When both passes flag the same text span, the merger resolves overlaps:
Priority 10 AHV/AVS, IBAN, SSN, Credit card highly specific identifiers
Priority 9 Passport, Email, Insurance, Patient ID
Priority 8 Phone
Priority 6 Person name (NER)
Priority 5 Location, Address (NER)
Priority 4 Organization (NER)
Priority 3 Date of birth
Higher priority wins. At equal priority, higher confidence wins. This ensures a Swiss AHV number is never misclassified as a phone number, and an IBAN isn't partially consumed by a phone match.
The NER model returns character offsets in plain text, but we need PDF bounding boxes for redaction. During extraction we build a char_offset → word_index map. When NER returns an entity at characters 42–56, we look up which words those characters belong to and union their bounding boxes — giving us the precise PDF rectangle to redact.
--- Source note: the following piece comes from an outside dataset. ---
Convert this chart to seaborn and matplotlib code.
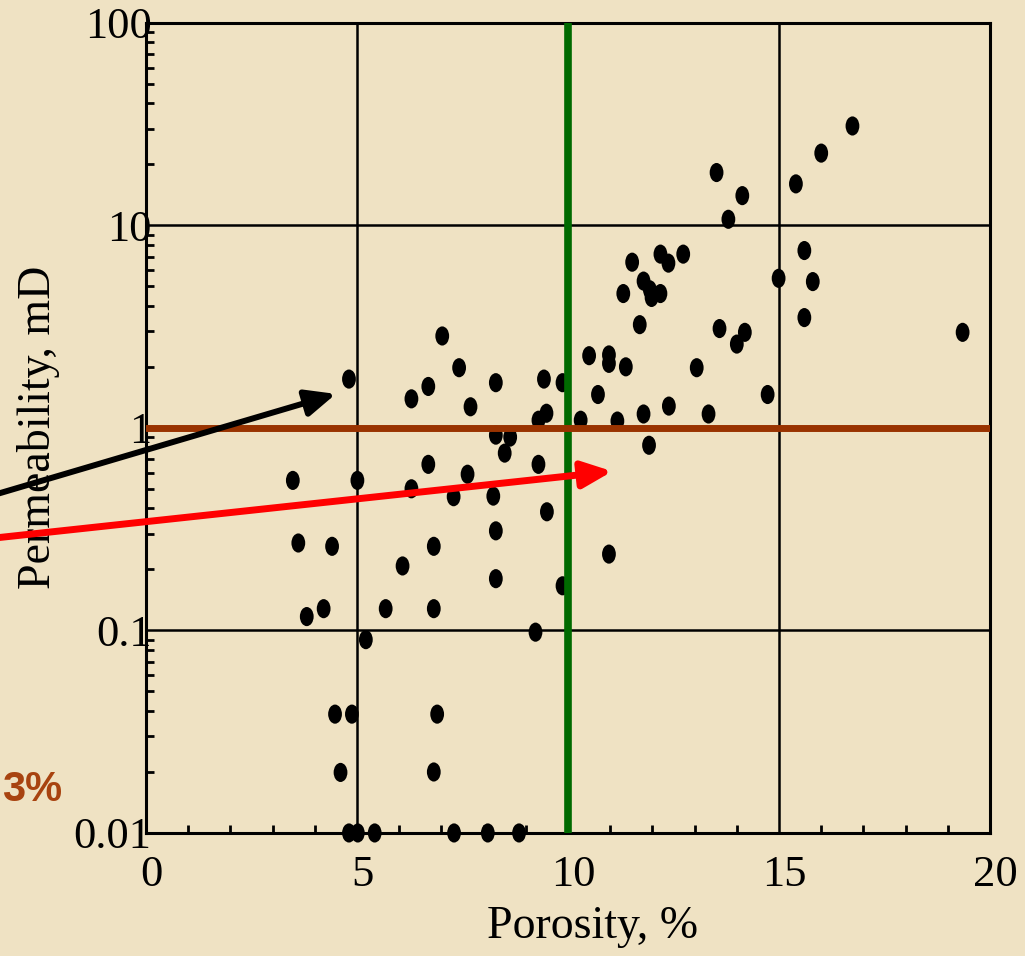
import pandas as pd
import matplotlib
matplotlib.use('Agg')
import matplotlib.pyplot as plt
import seaborn as sns
from matplotlib.path import Path
from matplotlib.transforms import Affine2D, ScaledTranslation
from matplotlib.ticker import LogLocator, NullFormatter

porosity = [3.48, 3.61, 3.81, 4.21, 4.41, 4.81, 4.48, 4.88, 4.61, 5.01,
            5.21, 4.81, 5.02, 5.42, 5.68, 6.08, 6.29, 6.29, 6.69, 6.69,
            6.82, 6.82, 6.82, 6.90, 7.02, 7.29, 7.30, 7.42, 7.62, 7.69,
            8.10, 8.23, 8.29, 8.29, 8.29, 8.29, 8.50, 8.63, 8.84, 9.23,
            9.30, 9.30, 9.43, 9.50, 9.49, 9.87, 9.87, 10.30, 10.50, 10.71,
            10.97, 10.97, 10.97, 11.17, 11.37, 11.31, 11.52, 11.70, 11.79, 11.79,
            11.92, 11.94, 11.98, 12.19, 12.19, 12.38, 12.39, 12.73, 13.05, 13.33,
            13.52, 13.59, 13.80, 14.00, 14.13, 14.19, 14.73, 14.99, 15.40, 15.60,
            15.60, 15.80, 16.00, 16.74, 19.35]
permeability = [0.55, 0.27, 0.117, 0.128, 0.26, 1.74, 0.0386, 0.0386, 0.0199, 0.55,
                0.09, 0.01, 0.01, 0.01, 0.128, 0.208, 1.39, 0.50, 1.60, 0.66,
                0.26, 0.128, 0.02, 0.0386, 2.84, 0.457, 0.01, 1.98, 0.59, 1.27,
                0.01, 0.46, 1.67, 0.31, 0.18, 0.92, 0.75, 0.90, 0.01, 0.098,
                0.66, 1.09, 1.74, 0.385, 1.18, 0.166, 1.67, 1.09, 2.27, 1.46,
                2.29, 2.08, 0.238, 1.08, 2.00, 4.60, 6.57, 3.23, 5.30, 1.17,
                0.82, 4.80, 4.40, 4.60, 7.20, 6.50, 1.28, 7.20, 1.98, 1.17,
                18.2, 3.09, 10.7, 2.59, 14.0, 2.96, 1.46, 5.47, 16.0, 7.50,
                3.50, 5.27, 22.7, 30.9, 2.96]

x_ticks = [0, 5, 10, 15, 20]
y_ticks = [0.01, 0.1, 1, 10, 100]
y_tick_labels = ['0.01', '0.1', '1', '10', '100']
porosity_cutoff = 10
perm_cutoff = 1

sns.set_style('white')
plt.rcParams['font.family'] = ['Liberation Serif', 'DejaVu Serif']

bg = '#EFE2C3'
fig = plt.figure(figsize=(10.25, 9.56), dpi=100, facecolor=bg)
ax = fig.add_axes([0.1424, 0.1287, 0.8235, 0.8476])
ax.set_facecolor(bg)

df = pd.DataFrame({'porosity': porosity, 'permeability': permeability})
ellipse = Path.unit_circle().transformed(Affine2D().scale(0.72, 1.0))
sns.scatterplot(data=df, x='porosity', y='permeability', marker=ellipse, s=190,
                color='black', edgecolor='none', linewidth=0, ax=ax,
                zorder=3, clip_on=False)

ax.set_yscale('log')
ax.set_xlim(0, 20)
ax.set_ylim(0.01, 100)

ax.set_xticks(x_ticks)
ax.set_xticks(range(1, 20), minor=True)
ax.set_yticks(y_ticks)
ax.set_yticklabels(y_tick_labels)
ax.yaxis.set_minor_locator(LogLocator(base=10, subs=range(2, 10)))
ax.yaxis.set_minor_formatter(NullFormatter())

ax.grid(True, which='major', color='black', lw=1.8, zorder=1)
ax.set_axisbelow(True)
for sp in ax.spines.values():
    sp.set_color('black')
    sp.set_linewidth(2.2)

ax.tick_params(axis='both', which='major', length=0, labelsize=32, colors='black')
ax.tick_params(axis='x', which='major', pad=16)
ax.tick_params(axis='y', which='major', pad=-4)
ax.tick_params(axis='both', which='minor', direction='in', length=6, width=2,
               color='black', bottom=True, left=True, top=False, right=False)

# x tick labels sit a little right of their gridlines in the original
shift = ScaledTranslation(5 / 100, 0, fig.dpi_scale_trans)
for lab in ax.get_xticklabels():
    lab.set_transform(lab.get_transform() + shift)

# cut-off lines
ax.axvline(porosity_cutoff, color='#006A00', lw=5.5, zorder=4)
ax.axhline(perm_cutoff, color='#993300', lw=5, zorder=4)

ax.set_xlabel('Porosity, %', fontsize=33, color='black')
ax.set_ylabel('Permeability, mD', fontsize=33, color='black')
ax.xaxis.set_label_coords(0.529, -0.09)
ax.yaxis.set_label_coords(-0.102, 0.5)

# arrows coming in from the left
ax.annotate('', xy=(4.5, 1.47), xytext=(-0.197, 0.412), textcoords='axes fraction',
            arrowprops=dict(arrowstyle='-|>,head_length=0.9,head_width=0.4',
                            mutation_scale=20, lw=4.3, color='black',
                            shrinkA=0, shrinkB=0),
            annotation_clip=False, zorder=6)
ax.annotate('', xy=(11.05, 0.61), xytext=(-0.197, 0.362), textcoords='axes fraction',
            arrowprops=dict(arrowstyle='-|>,head_length=0.9,head_width=0.4',
                            mutation_scale=20, lw=5, color='#FF0000',
                            shrinkA=0, shrinkB=0),
            annotation_clip=False, zorder=6)

fig.text(2 / 1025, 1 - 790 / 956, '3%', ha='left', va='center', color='#A84310',
         fontsize=30, fontweight='bold', family=['Liberation Sans', 'DejaVu Sans'])

fig.savefig('out.png', dpi=100, facecolor=bg)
For scanned PDFs, the same mapping works in pixel space: Tesseract returns per-word bounding boxes, and coordinates are translated from image pixels to PDF page points using the image's placement transform.
| Component | Library |
|---|---|
| Server | FastAPI + uvicorn |
| PDF extraction & redaction | PyMuPDF (content-stream removal) |
| NER | HuggingFace Transformers (multilingual BERT) |
| External LLM (optional) | Any OpenAI-compatible API via httpx |
| OCR | Tesseract via pytesseract |
| Encryption | AES-256-GCM + PBKDF2 key derivation (cryptography) |
| Frontend | HTML + Tailwind CSS + vanilla JS |
src/
server.py FastAPI routes + static file serving
detector.py PII detection (regex + NER + priority merge)
llm_detector.py External LLM NER backend (OpenAI-compatible)
extractor.py PDF text extraction with word-level bounding boxes
redactor.py Text redaction (PyMuPDF) + image redaction (Pillow)
crypto.py Key file encryption / decryption (AES-256-GCM)
ocr.py Tesseract OCR for scanned PDFs + embedded images
models.py Pydantic models
static/
index.html Single-page dark-themed UI
styles.css Minimal custom CSS (animations, badges)
app.js Upload → review → download logic
By default GoCalma uses the local BERT model for NER. To use an external provider instead, click the gear icon in the UI or set environment variables before starting:
export GOCALMA_LLM_ENABLED=true
export GOCALMA_LLM_API_URL=http://localhost:11434/v1 # Ollama default
export GOCALMA_LLM_MODEL=llama3
# export GOCALMA_LLM_API_KEY=sk-... # only for remote providers
./start.shThe UI shows a privacy warning when the API URL points to a non-local server.